## Information provided
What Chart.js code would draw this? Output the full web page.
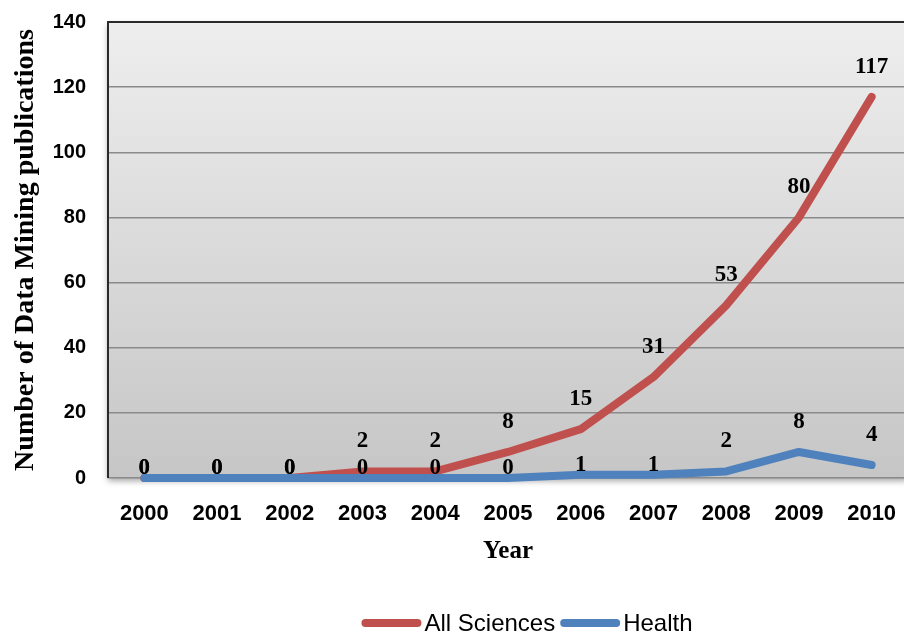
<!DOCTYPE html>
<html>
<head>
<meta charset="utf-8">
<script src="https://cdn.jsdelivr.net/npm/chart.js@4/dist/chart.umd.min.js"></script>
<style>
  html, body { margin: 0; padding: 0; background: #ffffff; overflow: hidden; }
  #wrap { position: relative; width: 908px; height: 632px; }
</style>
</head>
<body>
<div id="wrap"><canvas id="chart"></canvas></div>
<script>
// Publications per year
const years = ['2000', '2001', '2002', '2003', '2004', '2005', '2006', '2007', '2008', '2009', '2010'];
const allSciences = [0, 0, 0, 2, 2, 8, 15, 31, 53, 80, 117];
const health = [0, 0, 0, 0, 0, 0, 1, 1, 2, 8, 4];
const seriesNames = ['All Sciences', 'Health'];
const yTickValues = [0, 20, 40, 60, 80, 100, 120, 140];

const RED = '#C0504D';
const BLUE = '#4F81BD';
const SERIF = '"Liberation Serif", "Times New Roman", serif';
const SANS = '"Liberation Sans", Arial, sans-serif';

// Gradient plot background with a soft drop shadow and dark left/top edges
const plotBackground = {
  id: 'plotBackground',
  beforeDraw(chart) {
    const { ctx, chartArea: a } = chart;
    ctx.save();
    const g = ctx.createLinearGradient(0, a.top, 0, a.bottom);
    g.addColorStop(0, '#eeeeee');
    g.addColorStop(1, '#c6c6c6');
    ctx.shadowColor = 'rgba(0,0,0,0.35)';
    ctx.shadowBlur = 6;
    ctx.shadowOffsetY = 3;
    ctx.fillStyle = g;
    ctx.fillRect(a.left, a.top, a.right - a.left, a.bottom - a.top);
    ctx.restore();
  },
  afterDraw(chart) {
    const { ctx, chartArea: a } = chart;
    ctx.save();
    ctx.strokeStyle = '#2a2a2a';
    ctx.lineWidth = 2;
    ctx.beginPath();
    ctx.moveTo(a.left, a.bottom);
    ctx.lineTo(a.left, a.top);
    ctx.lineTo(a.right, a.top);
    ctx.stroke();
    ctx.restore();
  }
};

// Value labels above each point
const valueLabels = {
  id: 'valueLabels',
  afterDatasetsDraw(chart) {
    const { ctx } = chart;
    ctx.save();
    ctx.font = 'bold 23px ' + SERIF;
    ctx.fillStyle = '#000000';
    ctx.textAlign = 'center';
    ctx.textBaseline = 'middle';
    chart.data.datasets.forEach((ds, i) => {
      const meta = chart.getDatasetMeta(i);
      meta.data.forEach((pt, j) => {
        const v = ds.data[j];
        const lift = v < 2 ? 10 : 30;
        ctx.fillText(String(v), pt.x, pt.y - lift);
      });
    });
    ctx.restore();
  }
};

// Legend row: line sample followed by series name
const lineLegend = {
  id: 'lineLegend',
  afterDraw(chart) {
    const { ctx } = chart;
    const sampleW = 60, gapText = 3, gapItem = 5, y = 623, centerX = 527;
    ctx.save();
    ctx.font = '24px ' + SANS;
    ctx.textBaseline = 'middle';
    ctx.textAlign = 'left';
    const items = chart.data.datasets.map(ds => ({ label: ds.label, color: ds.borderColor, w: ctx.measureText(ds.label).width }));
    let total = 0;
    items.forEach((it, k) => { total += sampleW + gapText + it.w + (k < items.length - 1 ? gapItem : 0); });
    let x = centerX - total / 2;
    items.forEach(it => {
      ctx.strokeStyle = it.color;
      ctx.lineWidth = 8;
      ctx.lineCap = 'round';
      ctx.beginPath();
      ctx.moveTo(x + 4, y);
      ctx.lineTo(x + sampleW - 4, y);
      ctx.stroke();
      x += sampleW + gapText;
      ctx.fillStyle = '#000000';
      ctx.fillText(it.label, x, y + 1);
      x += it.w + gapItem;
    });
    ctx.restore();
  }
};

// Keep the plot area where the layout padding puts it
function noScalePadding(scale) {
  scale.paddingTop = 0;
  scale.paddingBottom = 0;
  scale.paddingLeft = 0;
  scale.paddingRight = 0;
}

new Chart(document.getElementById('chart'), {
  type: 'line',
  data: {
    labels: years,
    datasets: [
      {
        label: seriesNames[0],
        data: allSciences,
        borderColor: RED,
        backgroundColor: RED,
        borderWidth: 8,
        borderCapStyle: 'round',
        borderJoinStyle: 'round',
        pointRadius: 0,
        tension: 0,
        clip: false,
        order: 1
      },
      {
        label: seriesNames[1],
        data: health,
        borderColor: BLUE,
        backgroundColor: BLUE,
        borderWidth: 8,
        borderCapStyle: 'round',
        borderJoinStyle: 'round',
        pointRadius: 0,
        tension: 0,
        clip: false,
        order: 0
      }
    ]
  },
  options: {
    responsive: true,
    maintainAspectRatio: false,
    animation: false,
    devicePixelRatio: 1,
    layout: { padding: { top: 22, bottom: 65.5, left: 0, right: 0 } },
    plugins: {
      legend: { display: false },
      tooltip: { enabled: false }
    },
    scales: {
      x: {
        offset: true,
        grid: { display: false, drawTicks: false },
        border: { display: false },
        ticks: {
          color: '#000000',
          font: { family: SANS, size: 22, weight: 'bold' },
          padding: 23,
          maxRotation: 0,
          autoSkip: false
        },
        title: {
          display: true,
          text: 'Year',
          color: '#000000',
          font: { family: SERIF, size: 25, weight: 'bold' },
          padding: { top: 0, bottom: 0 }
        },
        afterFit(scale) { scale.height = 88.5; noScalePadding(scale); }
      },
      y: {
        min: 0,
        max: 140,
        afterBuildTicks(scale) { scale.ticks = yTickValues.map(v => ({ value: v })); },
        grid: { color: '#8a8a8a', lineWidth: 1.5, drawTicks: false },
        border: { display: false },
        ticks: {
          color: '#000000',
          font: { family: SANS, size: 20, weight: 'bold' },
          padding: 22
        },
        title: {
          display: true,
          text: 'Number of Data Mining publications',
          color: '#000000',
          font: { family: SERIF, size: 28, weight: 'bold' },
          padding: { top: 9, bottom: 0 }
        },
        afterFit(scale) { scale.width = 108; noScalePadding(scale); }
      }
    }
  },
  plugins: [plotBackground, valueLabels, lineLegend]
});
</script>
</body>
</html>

## Given problem
Leave every image out, and retype the material exactly.

## Exercise output
What Chart.js code would draw this? Output the full web page.
<!DOCTYPE html>
<html>
<head>
<meta charset="utf-8">
<script src="https://cdn.jsdelivr.net/npm/chart.js@4/dist/chart.umd.min.js"></script>
<style>
  html, body { margin: 0; padding: 0; background: #ffffff; overflow: hidden; }
  #wrap { position: relative; width: 908px; height: 632px; }
</style>
</head>
<body>
<div id="wrap"><canvas id="chart"></canvas></div>
<script>
// Publications per year
const years = ['2000', '2001', '2002', '2003', '2004', '2005', '2006', '2007', '2008', '2009', '2010'];
const allSciences = [0, 0, 0, 2, 2, 8, 15, 31, 53, 80, 117];
const health = [0, 0, 0, 0, 0, 0, 1, 1, 2, 8, 4];
const seriesNames = ['All Sciences', 'Health'];
const yTickValues = [0, 20, 40, 60, 80, 100, 120, 140];

const RED = '#C0504D';
const BLUE = '#4F81BD';
const SERIF = '"Liberation Serif", "Times New Roman", serif';
const SANS = '"Liberation Sans", Arial, sans-serif';

// Gradient plot background with a soft drop shadow and dark left/top edges
const plotBackground = {
  id: 'plotBackground',
  beforeDraw(chart) {
    const { ctx, chartArea: a } = chart;
    ctx.save();
    const g = ctx.createLinearGradient(0, a.top, 0, a.bottom);
    g.addColorStop(0, '#eeeeee');
    g.addColorStop(1, '#c6c6c6');
    ctx.shadowColor = 'rgba(0,0,0,0.35)';
    ctx.shadowBlur = 6;
    ctx.shadowOffsetY = 3;
    ctx.fillStyle = g;
    ctx.fillRect(a.left, a.top, a.right - a.left, a.bottom - a.top);
    ctx.restore();
  },
  afterDraw(chart) {
    const { ctx, chartArea: a } = chart;
    ctx.save();
    ctx.strokeStyle = '#2a2a2a';
    ctx.lineWidth = 2;
    ctx.beginPath();
    ctx.moveTo(a.left, a.bottom);
    ctx.lineTo(a.left, a.top);
    ctx.lineTo(a.right, a.top);
    ctx.stroke();
    ctx.restore();
  }
};

// Value labels above each point
const valueLabels = {
  id: 'valueLabels',
  afterDatasetsDraw(chart) {
    const { ctx } = chart;
    ctx.save();
    ctx.font = 'bold 23px ' + SERIF;
    ctx.fillStyle = '#000000';
    ctx.textAlign = 'center';
    ctx.textBaseline = 'middle';
    chart.data.datasets.forEach((ds, i) => {
      const meta = chart.getDatasetMeta(i);
      meta.data.forEach((pt, j) => {
        const v = ds.data[j];
        const lift = v < 2 ? 10 : 30;
        ctx.fillText(String(v), pt.x, pt.y - lift);
      });
    });
    ctx.restore();
  }
};

// Legend row: line sample followed by series name
const lineLegend = {
  id: 'lineLegend',
  afterDraw(chart) {
    const { ctx } = chart;
    const sampleW = 60, gapText = 3, gapItem = 5, y = 623, centerX = 527;
    ctx.save();
    ctx.font = '24px ' + SANS;
    ctx.textBaseline = 'middle';
    ctx.textAlign = 'left';
    const items = chart.data.datasets.map(ds => ({ label: ds.label, color: ds.borderColor, w: ctx.measureText(ds.label).width }));
    let total = 0;
    items.forEach((it, k) => { total += sampleW + gapText + it.w + (k < items.length - 1 ? gapItem : 0); });
    let x = centerX - total / 2;
    items.forEach(it => {
      ctx.strokeStyle = it.color;
      ctx.lineWidth = 8;
      ctx.lineCap = 'round';
      ctx.beginPath();
      ctx.moveTo(x + 4, y);
      ctx.lineTo(x + sampleW - 4, y);
      ctx.stroke();
      x += sampleW + gapText;
      ctx.fillStyle = '#000000';
      ctx.fillText(it.label, x, y + 1);
      x += it.w + gapItem;
    });
    ctx.restore();
  }
};

// Keep the plot area where the layout padding puts it
function noScalePadding(scale) {
  scale.paddingTop = 0;
  scale.paddingBottom = 0;
  scale.paddingLeft = 0;
  scale.paddingRight = 0;
}

new Chart(document.getElementById('chart'), {
  type: 'line',
  data: {
    labels: years,
    datasets: [
      {
        label: seriesNames[0],
        data: allSciences,
        borderColor: RED,
        backgroundColor: RED,
        borderWidth: 8,
        borderCapStyle: 'round',
        borderJoinStyle: 'round',
        pointRadius: 0,
        tension: 0,
        clip: false,
        order: 1
      },
      {
        label: seriesNames[1],
        data: health,
        borderColor: BLUE,
        backgroundColor: BLUE,
        borderWidth: 8,
        borderCapStyle: 'round',
        borderJoinStyle: 'round',
        pointRadius: 0,
        tension: 0,
        clip: false,
        order: 0
      }
    ]
  },
  options: {
    responsive: true,
    maintainAspectRatio: false,
    animation: false,
    devicePixelRatio: 1,
    layout: { padding: { top: 22, bottom: 65.5, left: 0, right: 0 } },
    plugins: {
      legend: { display: false },
      tooltip: { enabled: false }
    },
    scales: {
      x: {
        offset: true,
        grid: { display: false, drawTicks: false },
        border: { display: false },
        ticks: {
          color: '#000000',
          font: { family: SANS, size: 22, weight: 'bold' },
          padding: 23,
          maxRotation: 0,
          autoSkip: false
        },
        title: {
          display: true,
          text: 'Year',
          color: '#000000',
          font: { family: SERIF, size: 25, weight: 'bold' },
          padding: { top: 0, bottom: 0 }
        },
        afterFit(scale) { scale.height = 88.5; noScalePadding(scale); }
      },
      y: {
        min: 0,
        max: 140,
        afterBuildTicks(scale) { scale.ticks = yTickValues.map(v => ({ value: v })); },
        grid: { color: '#8a8a8a', lineWidth: 1.5, drawTicks: false },
        border: { display: false },
        ticks: {
          color: '#000000',
          font: { family: SANS, size: 20, weight: 'bold' },
          padding: 22
        },
        title: {
          display: true,
          text: 'Number of Data Mining publications',
          color: '#000000',
          font: { family: SERIF, size: 28, weight: 'bold' },
          padding: { top: 9, bottom: 0 }
        },
        afterFit(scale) { scale.width = 108; noScalePadding(scale); }
      }
    }
  },
  plugins: [plotBackground, valueLabels, lineLegend]
});
</script>
</body>
</html>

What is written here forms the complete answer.